L’orario era di rigore: non oltre le 10,30, perché Paolo pranzava a mezzogiorno. Erano incontri cordiali, a volte seriosi, altre divertiti, con ironie e scherzi. Dapprincipio parlavamo del libro su Gli Uccelli, che stavo terminando. Mi consultavo con lui su tutto: lo stile, le conclusioni, le immagini, il titolo. Poi abbiamo preso a discutere dell’altro libro: il suo. Nell’autunno scorso, all’Archivio della Presidenza della Repubblica, aveva annunciato un nuovo libro su un tema sorprendente: la bellezza. La cosa mi aveva fortemente incuriosito e le mie domande sul contenuto dell’opera hanno finito per diventare una sorta di lunga intervista, durata dalla fine del 2022 a due settimane fa.

E’ stato un discorrere a tutto campo. Partito dalla durata del lavoro (quattro anni dedicati in buona parte a leggere le testimonianze storico filosofiche, da quelle su Pitagora in poi) lui ha preso poi a  spaziare su tutto: dalla preistoria all’arte concettuale, dall’Iliade alle avanguardie del’900, dal wabi-sabi giapponese all’Islam, da Heidegger a Holderlin, da Dostoeskij a Baudelaire, da Van Gogh agli Inni Omerici.
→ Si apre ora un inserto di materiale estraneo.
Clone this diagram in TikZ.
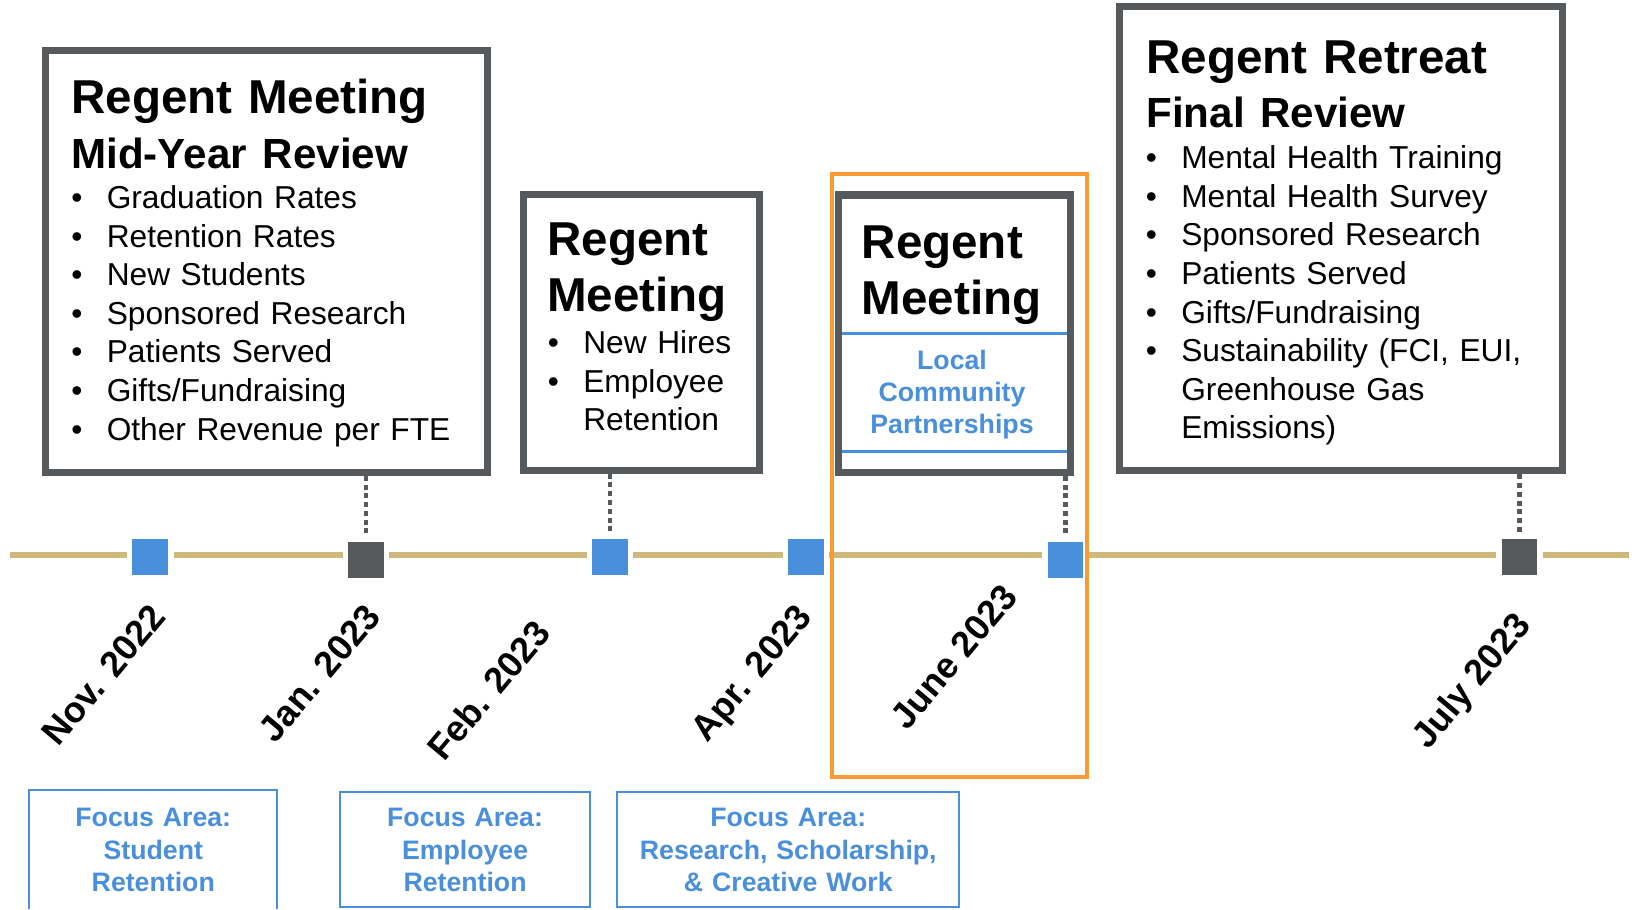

Col passare dei giorni il racconto si è fatto via via più drammatico, inclinando verso i problemi intrecciati dei comportamenti delle società umane e del loro rapporto scellerato col pianeta. In particolare si applicava all’illusione della tecnologia, che ci promette una natura dominata, nelle nostra disponibilità, quando invece è la natura a disporre di noi. Lamentava l’arroganza dei filosofi, che hanno sequestrato la bellezza per farla oggetto di una filosofia minore, l’estetica. Mentre gli artisti, che ne conoscono bene la potenzialità perché la maneggiano, scoprono verità sorprendenti e hanno capito che la bellezza consente all’uomo cose che altrimenti non potrebbe fare.

In mezzo ai parlari di società, di politica, di arte e scienza, di tanto in tanto ci prendevamo una pausa di ricreazione tornando al libro sugli Uccelli, per ricordare questa azione o quella, le reazioni degli altri, i pensieri e le emozioni della temperie del “68”. Ma poi tornava l’urgenza di confrontare la prospettiva di un recupero della bellezza con il pensiero debole della sinistra, tutto impegnato sui diritti individuali e per nulla su quelli collettivi. Oppure di prefigurare per l'umanità e il pianeta un futuro probabilmente tragico: .

Ci siamo visti l’ultima volta ai primi di maggio. Quel giorno, dopo un lungo e articolato preambolo sull’errore di Dostoevskij () ha concluso recitando a memoria l’Inno Omerico a Gea. Gli ho mandato un email dieci giorni fa, per parlargli del suo film di Borromini, ma non mi ha risposto.